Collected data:

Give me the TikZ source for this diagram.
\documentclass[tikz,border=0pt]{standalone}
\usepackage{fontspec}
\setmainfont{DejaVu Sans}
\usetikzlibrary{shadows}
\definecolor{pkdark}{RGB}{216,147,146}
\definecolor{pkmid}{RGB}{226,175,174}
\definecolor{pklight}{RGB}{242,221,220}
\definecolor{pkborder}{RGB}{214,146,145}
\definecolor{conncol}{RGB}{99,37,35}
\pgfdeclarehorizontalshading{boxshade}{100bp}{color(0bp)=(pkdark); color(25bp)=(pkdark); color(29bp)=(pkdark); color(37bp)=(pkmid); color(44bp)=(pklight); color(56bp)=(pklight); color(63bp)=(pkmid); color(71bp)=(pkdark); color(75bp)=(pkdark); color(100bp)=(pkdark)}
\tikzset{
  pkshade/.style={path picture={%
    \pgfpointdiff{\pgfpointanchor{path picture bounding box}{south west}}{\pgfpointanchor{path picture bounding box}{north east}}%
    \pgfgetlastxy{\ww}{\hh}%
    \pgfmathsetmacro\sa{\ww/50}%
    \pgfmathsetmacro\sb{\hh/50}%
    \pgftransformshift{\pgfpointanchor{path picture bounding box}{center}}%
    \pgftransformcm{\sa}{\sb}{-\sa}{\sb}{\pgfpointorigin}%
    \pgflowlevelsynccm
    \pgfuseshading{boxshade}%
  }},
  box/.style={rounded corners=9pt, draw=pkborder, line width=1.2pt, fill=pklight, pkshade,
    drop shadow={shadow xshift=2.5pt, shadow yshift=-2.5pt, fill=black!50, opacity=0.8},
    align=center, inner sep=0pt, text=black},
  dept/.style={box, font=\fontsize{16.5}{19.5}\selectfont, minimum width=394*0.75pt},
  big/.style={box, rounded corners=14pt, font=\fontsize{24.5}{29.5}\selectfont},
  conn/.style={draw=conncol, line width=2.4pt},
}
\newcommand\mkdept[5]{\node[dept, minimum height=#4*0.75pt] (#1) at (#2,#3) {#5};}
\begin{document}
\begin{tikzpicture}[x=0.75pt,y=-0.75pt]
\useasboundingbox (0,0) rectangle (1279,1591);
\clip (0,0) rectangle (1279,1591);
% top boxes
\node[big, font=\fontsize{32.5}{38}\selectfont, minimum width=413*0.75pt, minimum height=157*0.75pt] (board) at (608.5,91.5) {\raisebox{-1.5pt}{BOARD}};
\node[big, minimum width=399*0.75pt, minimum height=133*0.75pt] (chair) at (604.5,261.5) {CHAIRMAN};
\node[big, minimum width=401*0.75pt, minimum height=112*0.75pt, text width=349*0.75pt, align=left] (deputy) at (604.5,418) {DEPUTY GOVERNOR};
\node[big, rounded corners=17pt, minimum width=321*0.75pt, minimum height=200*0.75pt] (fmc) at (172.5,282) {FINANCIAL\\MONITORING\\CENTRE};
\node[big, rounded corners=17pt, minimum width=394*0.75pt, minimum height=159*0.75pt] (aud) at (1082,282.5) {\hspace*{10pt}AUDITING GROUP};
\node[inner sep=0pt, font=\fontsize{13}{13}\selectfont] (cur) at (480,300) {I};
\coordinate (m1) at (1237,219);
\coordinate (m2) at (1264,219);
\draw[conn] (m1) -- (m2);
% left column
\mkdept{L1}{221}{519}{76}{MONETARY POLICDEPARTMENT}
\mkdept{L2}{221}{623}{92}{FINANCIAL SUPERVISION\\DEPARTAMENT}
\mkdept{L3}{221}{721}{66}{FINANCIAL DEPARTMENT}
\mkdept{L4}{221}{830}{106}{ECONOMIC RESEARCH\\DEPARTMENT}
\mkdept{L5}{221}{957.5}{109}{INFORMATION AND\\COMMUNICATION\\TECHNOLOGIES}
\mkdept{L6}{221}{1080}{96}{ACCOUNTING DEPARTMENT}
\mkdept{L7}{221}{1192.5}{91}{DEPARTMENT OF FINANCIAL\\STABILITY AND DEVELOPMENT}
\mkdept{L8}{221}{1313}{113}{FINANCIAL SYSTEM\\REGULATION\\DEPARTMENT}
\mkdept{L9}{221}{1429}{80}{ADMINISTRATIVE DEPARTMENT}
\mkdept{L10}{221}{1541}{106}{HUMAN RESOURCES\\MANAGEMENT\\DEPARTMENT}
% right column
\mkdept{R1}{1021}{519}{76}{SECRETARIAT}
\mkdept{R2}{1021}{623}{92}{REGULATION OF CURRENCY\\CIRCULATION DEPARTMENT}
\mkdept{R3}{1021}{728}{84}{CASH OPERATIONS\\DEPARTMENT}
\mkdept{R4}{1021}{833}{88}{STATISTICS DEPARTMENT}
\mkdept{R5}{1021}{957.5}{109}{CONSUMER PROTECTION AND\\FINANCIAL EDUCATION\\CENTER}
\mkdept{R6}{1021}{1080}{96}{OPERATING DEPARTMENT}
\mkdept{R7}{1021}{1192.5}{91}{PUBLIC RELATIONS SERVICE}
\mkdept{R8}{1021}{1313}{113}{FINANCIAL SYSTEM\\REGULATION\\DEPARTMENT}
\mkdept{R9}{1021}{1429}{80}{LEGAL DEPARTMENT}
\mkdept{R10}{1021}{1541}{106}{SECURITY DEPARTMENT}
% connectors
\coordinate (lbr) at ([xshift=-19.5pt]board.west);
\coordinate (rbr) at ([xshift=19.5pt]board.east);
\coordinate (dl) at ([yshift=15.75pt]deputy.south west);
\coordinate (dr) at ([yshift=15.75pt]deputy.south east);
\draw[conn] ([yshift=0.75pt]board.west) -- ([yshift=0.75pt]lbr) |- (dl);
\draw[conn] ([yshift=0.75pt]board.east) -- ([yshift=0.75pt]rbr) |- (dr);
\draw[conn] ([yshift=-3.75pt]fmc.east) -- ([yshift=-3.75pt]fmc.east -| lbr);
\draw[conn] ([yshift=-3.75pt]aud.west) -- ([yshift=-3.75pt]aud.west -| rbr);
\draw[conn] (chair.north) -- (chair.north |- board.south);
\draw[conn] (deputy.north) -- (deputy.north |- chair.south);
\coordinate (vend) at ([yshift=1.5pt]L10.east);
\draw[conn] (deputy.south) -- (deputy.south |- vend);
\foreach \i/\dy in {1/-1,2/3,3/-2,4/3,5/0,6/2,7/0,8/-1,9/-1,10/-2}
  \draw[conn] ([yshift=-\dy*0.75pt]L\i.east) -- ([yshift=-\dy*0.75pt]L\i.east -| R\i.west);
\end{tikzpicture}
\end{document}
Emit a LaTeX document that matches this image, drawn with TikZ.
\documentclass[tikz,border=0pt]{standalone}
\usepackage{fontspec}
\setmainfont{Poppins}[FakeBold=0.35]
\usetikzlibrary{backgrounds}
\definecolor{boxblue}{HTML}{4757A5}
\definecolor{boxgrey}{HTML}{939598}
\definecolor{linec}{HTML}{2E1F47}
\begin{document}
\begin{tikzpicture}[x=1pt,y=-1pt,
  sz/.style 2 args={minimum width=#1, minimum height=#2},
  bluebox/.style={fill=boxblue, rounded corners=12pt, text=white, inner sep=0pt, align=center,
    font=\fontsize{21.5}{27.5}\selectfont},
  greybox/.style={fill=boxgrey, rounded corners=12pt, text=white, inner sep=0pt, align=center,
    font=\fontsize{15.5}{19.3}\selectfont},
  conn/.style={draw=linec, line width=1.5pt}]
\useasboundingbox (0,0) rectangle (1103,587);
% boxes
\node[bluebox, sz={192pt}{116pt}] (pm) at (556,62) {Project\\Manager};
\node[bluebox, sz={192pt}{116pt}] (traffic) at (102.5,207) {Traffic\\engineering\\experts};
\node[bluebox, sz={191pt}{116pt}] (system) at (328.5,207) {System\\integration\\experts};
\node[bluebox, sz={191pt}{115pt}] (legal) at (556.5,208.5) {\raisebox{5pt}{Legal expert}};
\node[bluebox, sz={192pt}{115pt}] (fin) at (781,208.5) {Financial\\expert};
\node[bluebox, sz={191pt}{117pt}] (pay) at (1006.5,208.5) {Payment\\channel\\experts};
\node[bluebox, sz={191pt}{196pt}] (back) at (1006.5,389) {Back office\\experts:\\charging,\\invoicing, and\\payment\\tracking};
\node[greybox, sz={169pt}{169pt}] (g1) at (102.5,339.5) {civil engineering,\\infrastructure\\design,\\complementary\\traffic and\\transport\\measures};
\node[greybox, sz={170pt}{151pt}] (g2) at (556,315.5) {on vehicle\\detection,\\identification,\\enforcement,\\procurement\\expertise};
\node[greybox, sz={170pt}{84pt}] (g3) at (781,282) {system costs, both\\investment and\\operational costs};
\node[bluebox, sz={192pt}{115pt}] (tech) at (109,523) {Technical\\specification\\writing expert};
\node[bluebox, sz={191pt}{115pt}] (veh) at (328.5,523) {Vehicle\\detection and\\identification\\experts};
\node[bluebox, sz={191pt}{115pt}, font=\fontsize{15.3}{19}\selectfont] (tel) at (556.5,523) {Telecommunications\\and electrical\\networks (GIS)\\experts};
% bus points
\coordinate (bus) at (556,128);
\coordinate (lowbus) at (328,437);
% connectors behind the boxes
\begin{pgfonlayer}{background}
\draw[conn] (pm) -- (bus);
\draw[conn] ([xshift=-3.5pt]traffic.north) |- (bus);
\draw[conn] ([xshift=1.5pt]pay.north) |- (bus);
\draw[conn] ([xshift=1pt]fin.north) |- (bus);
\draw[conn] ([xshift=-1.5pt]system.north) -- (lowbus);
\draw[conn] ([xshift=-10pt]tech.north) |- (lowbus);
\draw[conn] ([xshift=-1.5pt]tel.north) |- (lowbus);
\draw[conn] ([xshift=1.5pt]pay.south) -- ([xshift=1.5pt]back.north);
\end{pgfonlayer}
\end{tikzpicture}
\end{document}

WORK TO BE COMPLETED:
Identify the lines of the data that contain the word "this". Copy each of them.

WRITTEN REPLY:
Give me the TikZ source for this diagram.
Emit a LaTeX document that matches this image, drawn with TikZ.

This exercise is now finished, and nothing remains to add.